1.2 Dievar Technology: Metallurgical Differences
Dievar is not merely an improved version of H13; it represents a completely different alloy design and production philosophy. The difference lies at the microstructural level.
- Chemical Composition: While H13 contains high Silicon, Dievar features reduced Silicon levels with optimized Molybdenum (Mo) and Vanadium (V) ratios. Reducing Silicon significantly enhances the steel's ductility and toughness.

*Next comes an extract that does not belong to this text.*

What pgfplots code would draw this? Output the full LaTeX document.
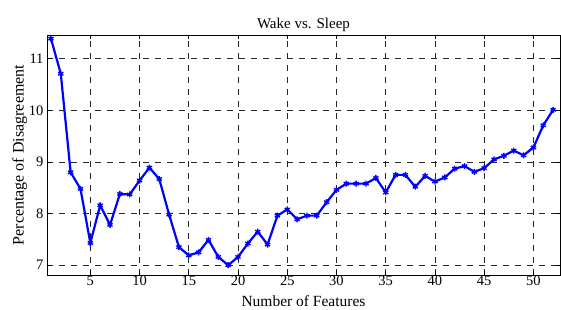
\documentclass[border=0pt]{standalone}
\usepackage{fontspec}
\setmainfont{Liberation Serif}
\usepackage{pgfplots}
\pgfplotsset{compat=1.18}
\begin{document}
\begin{tikzpicture}[x=1pt,y=1pt]
\path[use as bounding box] (0,0) rectangle (561,309);
\begin{axis}[
  at={(47pt,34pt)}, anchor=south west,
  scale only axis, width=513pt, height=240pt,
  xmin=0.6, xmax=52.7, ymin=6.81, ymax=11.46,
  xtick={5,10,...,50}, ytick={7,8,9,10,11},
  tick align=inside, ticks=both,
  major tick length=4pt,
  grid=major,
  major grid style={black!85, dash pattern=on 6pt off 6pt, line width=0.7pt},
  axis line style={black, line width=0.8pt},
  tick style={black, line width=0.6pt},
  /pgf/number format/assume math mode=true,
  ticklabel style={font=\fontsize{14.5}{15}\selectfont},
  xticklabel style={inner sep=1pt},
  title={Wake vs. Sleep},
  title style={font=\fontsize{15}{16}\selectfont, yshift=-6pt},
  xlabel={Number of Features},
  xlabel style={font=\fontsize{15.5}{16}\selectfont, inner sep=1pt,
    at={(axis description cs:0.5,0)}, anchor=south, yshift=-33pt},
  ylabel={Percentage of Disagreement},
  ylabel style={font=\fontsize{16}{17}\selectfont, yshift=-5pt},
]
\addplot[blue, line width=2.2pt, mark=asterisk, mark size=3pt, mark options={line width=1.4pt}] coordinates {
(1,11.39) (2,10.71) (3,8.80) (4,8.48) (5,7.43) (6,8.16) (7,7.78) (8,8.38) (9,8.37) (10,8.64)
(11,8.89) (12,8.67) (13,7.98) (14,7.35) (15,7.19) (16,7.25) (17,7.49) (18,7.16) (19,7.00) (20,7.16)
(21,7.42) (22,7.65) (23,7.40) (24,7.96) (25,8.08) (26,7.89) (27,7.96) (28,7.96) (29,8.22) (30,8.46)
(31,8.58) (32,8.58) (33,8.58) (34,8.69) (35,8.41) (36,8.75) (37,8.75) (38,8.52) (39,8.73) (40,8.62)
(41,8.70) (42,8.87) (43,8.92) (44,8.81) (45,8.88) (46,9.05) (47,9.12) (48,9.22) (49,9.13) (50,9.28)
(51,9.71) (52,10.01)
};
\end{axis}
\end{tikzpicture}
\end{document}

- Production Method (ESR): Dievar is produced using Electro Slag Remelting (ESR) as a standard. In this process, the steel is remelted drop by drop through a slag layer for purification. Result:
- Near-zero inclusions: Elimination of crack initiation sites.
- Isotropic Structure: The transverse and longitudinal properties of the steel are equal. In H13, transverse toughness is generally lower.
- Carbide Distribution: Dievar’s microstructure features very fine and homogeneously distributed carbides. In H13, carbides can form networks (grain boundary precipitation), inducing brittleness.
1.3 Performance Comparison and Economic Impact
| Property | AISI H13 (Standard) | Uddeholm Dievar | Technical Advantage |
|---|---|---|---|
| Impact Toughness (Charpy V) | ~15-20 Joules | > 25 Joules (Typ. 30-40 J) |
Exceptional resistance to cracking. Reduces catastrophic die failures to near zero. |
| Thermal Conductivity | ~24 W/mK | ~30 W/mK |
Dissipates heat faster. Prevents localized overheating/tearing on the profile surface and allows for increased press speeds. |
| Temper Resistance | High softening rate at 600°C | Very High |
Die bearings retain hardness; profile tolerances remain stable for longer periods (Extended Die Life). |
| Thermal Fatigue Resistance | Medium | Excellent |
Profile surface quality (mirror finish) is maintained over thousands of billets. |
Total Cost of Ownership (TCO) Analysis:
The price per kilogram of Dievar is higher than H13. However, tooling costs represent only a fraction of the total profile production cost.
- Scenario: An H13 die cracks after extruding 10 tons. Production halts, a new die is awaited, and scrap is generated.
- Dievar Scenario: The die extrudes 20 tons and is still operational. Maintenance intervals are longer.
- Conclusion: Using Dievar reduces total production costs by extending die life by 50-100% and minimizing downtime. Particularly for large, multi-tongue, and high-risk dies like battery trays, Dievar acts as an insurance policy.